También está Winston Churchill, otro león, que lo único que podía prometerle a su pueblo eran sangre y lágrimas, pero también la liberación.
Y, por último, Georges Clemenceau, a quien en Francia no llamamos león, sino tigre, y que el Día de la Victoria, en 1918, murmuró: “Ahora ya me puedo morir tranquilo”. Clemenceau también tiene su busto no muy lejos del lugar en el que, con la alcaldesa Anne Hidalgo; el ministro de Asuntos Europeos, Clément Beaune; el embajador David Martinon; los presidentes afganos Abdullah Abdullah y Hamid Karzai, que vinieron expresamente para la ocasión, y, por supuesto, Ahmed, su hijo, descubrimos la placa en honor a Masud.
Los familiares y defensores del comandante Masud no podrían haber soñado jamás con una compañía más noble para este héroe.
Y Ahmed Shah Masud, que, igual que su hijo, cuando estaba en su valle, adoraba escrutar el cielo estrellado, no podría haber imaginado una alineación más adecuada.
Lo único es que, ese día, en París, las estrellas no estaban en el cielo sino en la tierra.
*
Permítanme unas últimas palabras.
El comandante Masud, un gran amante de la historia, que, como Walter Benjamin, como nuestro mariscal de Sajonia, cargaba con su biblioteca a todas partes y, en particular, su biblioteca de libros franceses y de historia de Francia, habría reparado en otra coincidencia: celebramos su nombre en el corazón de una ciudad que, desde Botzaris a Bolívar y desde Garibaldi a Komitas o Adam Zagajewski —ese gran europeo de origen polaco que falleció el pasado 21 de marzo—, casi nunca ha dejado de ser el refugio de los oprimidos y los marginados, pero —y esto es quizá más importante—, le rendimos homenaje al mismo tiempo que conmemoramos la Comuna de París, cuyo espíritu sé que siempre le infundió el mayor de los respetos.

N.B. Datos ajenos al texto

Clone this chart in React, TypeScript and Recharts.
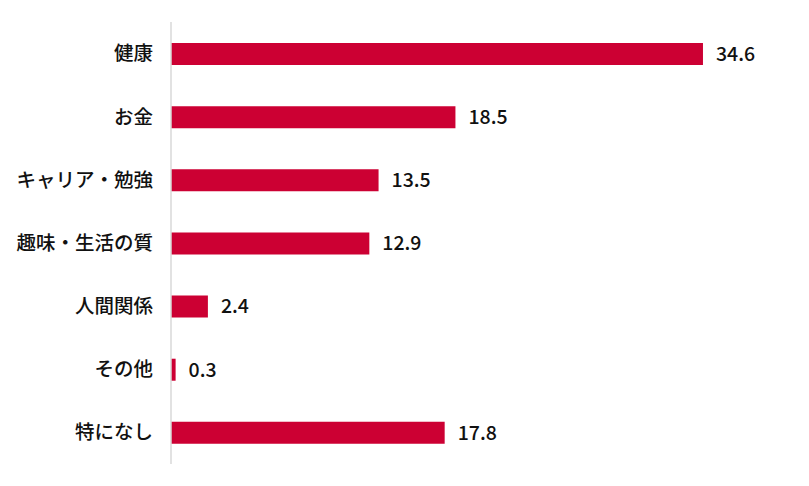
import React from "react";
import { Bar, BarChart, LabelList, XAxis, YAxis } from "recharts";

const categories = ["健康", "お金", "キャリア・勉強", "趣味・生活の質", "人間関係", "その他", "特になし"];
const values = [34.6, 18.5, 13.5, 12.9, 2.4, 0.3, 17.8];

const FONT = "'Noto Sans CJK JP', 'Noto Sans', sans-serif";

export default function App() {
  const data = categories.map((name, i) => ({ name, value: values[i] }));

  return (
    <div style={{ position: "absolute", left: 0, top: 0, width: 809, height: 486, background: "#fff", fontFamily: FONT }}>
      <BarChart
        width={809}
        height={486}
        data={data}
        layout="vertical"
        margin={{ top: 22, right: 23, bottom: 22, left: 0 }}
      >
        <XAxis type="number" domain={[0, 40]} hide />
        <YAxis
          type="category"
          dataKey="name"
          width={171}
          axisLine={{ stroke: "#d9d9d9", strokeWidth: 1.5 }}
          tickLine={false}
          tickSize={0}
          tickMargin={18}
          tick={{ fill: "#111", fontSize: 19.5, fontWeight: 500, fontFamily: FONT }}
        />
        <Bar dataKey="value" fill="#cc0033" barSize={22} isAnimationActive={false}>
          <LabelList
            dataKey="value"
            position="right"
            offset={13}
            style={{ fill: "#111", fontSize: 19.5, fontWeight: 500, fontFamily: FONT }}
          />
        </Bar>
      </BarChart>
    </div>
  );
}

Ahmed Shah Masud, que también hizo la guerra sin amarla y amó la paz más que la guerra —y eso suele olvidarse—, prefería cultivar su jardín de Jangalak más que recorrer los campos de batalla y el barro de las trincheras. Por eso, sé que habría apreciado —estoy convencido de ello—, que se le dedicara este callejón en particular: ¿no está, al mismo tiempo, cerca y extrañamente lejos del hermoso bullicio de la urbe? ¿Acaso no es este caminito de tierra un lugar idóneo para un paseo entre amigos, flanqueado por árboles centenarios y con un césped casi natural? ¿Acaso no es esta la imagen misma de lo que conmovía el alma de este caballero kesseliano, según los que lo conocieron y que han venido, en gran número, para celebrar este momento de recogimiento y homenaje?
Además, su viaje a Francia, hace exactamente veinte años, fue un gran momento (gracias a la señora Nicole Fontaine pudo dirigirse al Parlamento Europeo), pero también una cita que nunca tuvo lugar (a pesar de los esfuerzos de sus amigos y un embrollo del que nunca supe toda la verdad, no consiguió ver, por desgracia, a Jacques Chirac). Por eso sé que se habría sentido orgulloso de la acogida que se le ha dado a su hijo, al que tanto quería.
Una generosa bienvenida por parte de la alcaldesa, lo vuelvo a decir.
Una calurosa acogida por parte del pueblo de París, que, a pesar de la crisis sanitaria, no dudó en ir a escuchar y a saludar al joven León del Panshir.
Y, unas horas más tarde, lo recibió el presidente de la República, Emmanuel Macron, a quien le pareció reconocer en él a un muchacho lleno de valentía.
El tiempo no recobrado, sino reparado.
La gran historia de París, a veces, hace bien las cosas.